Do this: Pictures stay out of this copy, which runs from the first line of the material through the line containing "import plotly.graph_objects as go".

Data shown:

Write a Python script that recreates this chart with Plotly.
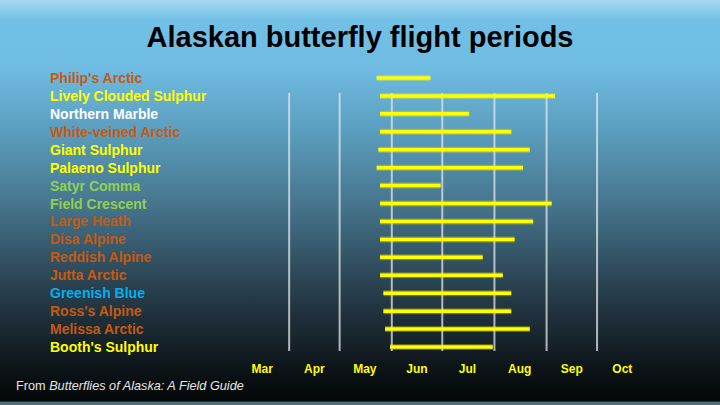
import base64
import plotly.graph_objects as go

# Flight periods (year only used to place dates on the axis)
species = [
    "Philip's Arctic", "Lively Clouded Sulphur", "Northern Marble", "White-veined Arctic",
    "Giant Sulphur", "Palaeno Sulphur", "Satyr Comma", "Field Crescent",
    "Large Heath", "Disa Alpine", "Reddish Alpine", "Jutta Arctic",
    "Greenish Blue", "Ross's Alpine", "Melissa Arctic", "Booth's Sulphur",
]
start = [
    "2023-05-23", "2023-05-25", "2023-05-25", "2023-05-25",
    "2023-05-24", "2023-05-23", "2023-05-25", "2023-05-25",
    "2023-05-25", "2023-05-25", "2023-05-25", "2023-05-25",
    "2023-05-27", "2023-05-27", "2023-05-28", "2023-05-31",
]
finish = [
    "2023-06-24", "2023-09-06", "2023-07-17", "2023-08-11",
    "2023-08-22", "2023-08-18", "2023-06-30", "2023-09-04",
    "2023-08-24", "2023-08-13", "2023-07-25", "2023-08-06",
    "2023-08-11", "2023-08-11", "2023-08-22", "2023-07-31",
]
label_colors = [
    "#c55a11", "#ffff00", "#ffffff", "#c55a11",
    "#ffff00", "#ffff00", "#92d050", "#92d050",
    "#c55a11", "#c55a11", "#c55a11", "#c55a11",
    "#00b0f0", "#c55a11", "#c55a11", "#ffff00",
]
months = ["Mar", "Apr", "May", "Jun", "Jul", "Aug", "Sep", "Oct"]
month_mid = ["2023-03-16", "2023-04-16", "2023-05-16", "2023-06-16",
             "2023-07-16", "2023-08-16", "2023-09-16", "2023-10-16"]
month_lines = ["2023-04-01", "2023-05-01", "2023-06-01", "2023-07-01",
               "2023-08-01", "2023-09-01", "2023-10-01"]

W, H = 720, 405
L, R, T, B = 237, 59, 69, 49
pw, ph = W - L - R, H - T - B

def px(x):
    return (x - L) / pw

def py(y):
    return (H - B - y) / ph

# background gradient as an svg image
svg = f"""<svg xmlns='http://www.w3.org/2000/svg' width='{W}' height='{H}'>
<defs><linearGradient id='g' x1='0' y1='0' x2='0' y2='1'>
<stop offset='0' stop-color='#a6d9f1'/>
<stop offset='0.05' stop-color='#72c0e6'/>
<stop offset='0.16' stop-color='#70bde4'/>
<stop offset='0.33' stop-color='#5a9cbc'/>
<stop offset='0.5' stop-color='#46768e'/>
<stop offset='0.67' stop-color='#2e4a5a'/>
<stop offset='0.79' stop-color='#1e2e38'/>
<stop offset='0.91' stop-color='#0c1418'/>
<stop offset='0.99' stop-color='#040707'/>
<stop offset='0.993' stop-color='#4a7080'/>
<stop offset='1' stop-color='#4a7080'/>
</linearGradient></defs>
<rect width='{W}' height='{H}' fill='url(#g)'/></svg>"""
bg = "data:image/svg+xml;base64," + base64.b64encode(svg.encode()).decode()

xs, ys = [], []
for s, a, b in zip(species, start, finish):
    xs += [a, b, None]
    ys += [s, s, None]

fig = go.Figure()
fig.add_trace(go.Scatter(x=xs, y=ys, mode="lines",
                         line=dict(color="rgba(255,255,0,0.3)", width=6),
                         hoverinfo="skip", showlegend=False))
fig.add_trace(go.Scatter(x=xs, y=ys, mode="lines",
                         line=dict(color="#ffff00", width=3.5),
                         showlegend=False))

for m in month_lines:
    fig.add_shape(type="line", x0=m, x1=m, xref="x", yref="paper",
                  y0=py(351), y1=py(93), layer="below",
                  line=dict(color="rgba(225,230,235,0.75)", width=2))

for s, c in zip(species, label_colors):
    fig.add_annotation(x=px(48), xref="paper", xanchor="left", y=s, yref="y",
                       text=f"<b>{s}</b>", showarrow=False,
                       font=dict(size=14, color=c, family="Liberation Sans"))

fig.add_annotation(x=px(14), xref="paper", xanchor="left", y=py(386), yref="paper",
                   yanchor="middle",
                   text="From <i>Butterflies of Alaska: A Field Guide</i>", showarrow=False,
                   font=dict(size=12.7, color="#e6e6e6", family="Liberation Sans"))

fig.add_layout_image(source=bg, xref="paper", yref="paper", x=px(0), y=py(0),
                     sizex=W / pw, sizey=H / ph, xanchor="left", yanchor="top",
                     sizing="stretch", layer="below")

fig.update_layout(
    width=W, height=H,
    margin=dict(l=L, r=R, t=T, b=B),
    paper_bgcolor="#1e2e38", plot_bgcolor="rgba(0,0,0,0)",
    title=dict(text="<b>Alaskan butterfly flight periods</b>", x=0.5, xanchor="center",
               y=1 - 37 / H, yanchor="middle",
               font=dict(size=29, color="#000000", family="Liberation Sans")),
    xaxis=dict(type="date", range=["2023-03-01", "2023-11-08"], showgrid=False,
               zeroline=False, showline=False, tickvals=month_mid, ticktext=months,
               tickfont=dict(size=12, color="#ffff00", family="Liberation Sans", weight="bold"),
               ticklabelstandoff=4),
    yaxis=dict(type="category", categoryarray=species, range=[15.5, -0.5],
               showgrid=False, zeroline=False, showticklabels=False),
)

fig.write_html("out.html", config={"displayModeBar": False},
               post_script="document.body.style.margin='0';")
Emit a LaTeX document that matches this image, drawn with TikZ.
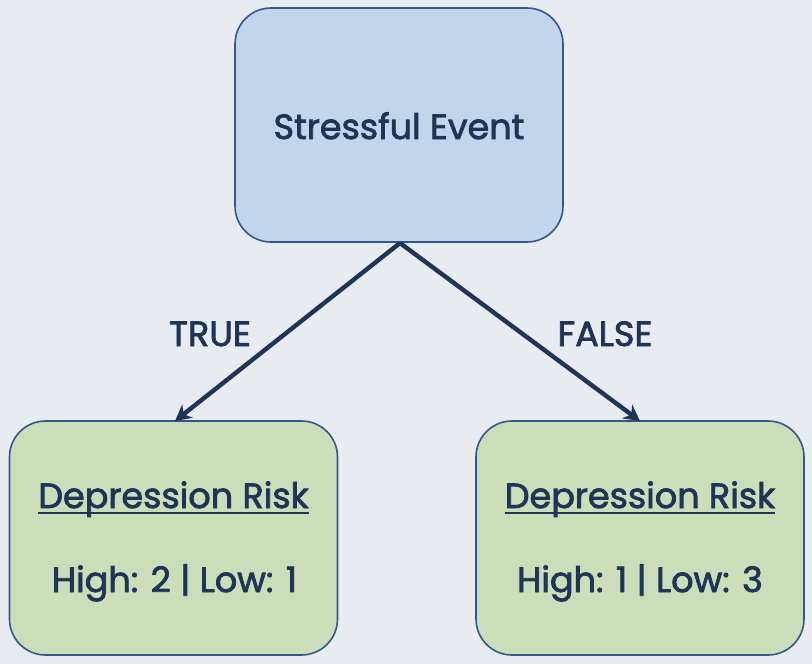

Correct result:
Write a Python script that recreates this chart with Plotly.
import base64
import plotly.graph_objects as go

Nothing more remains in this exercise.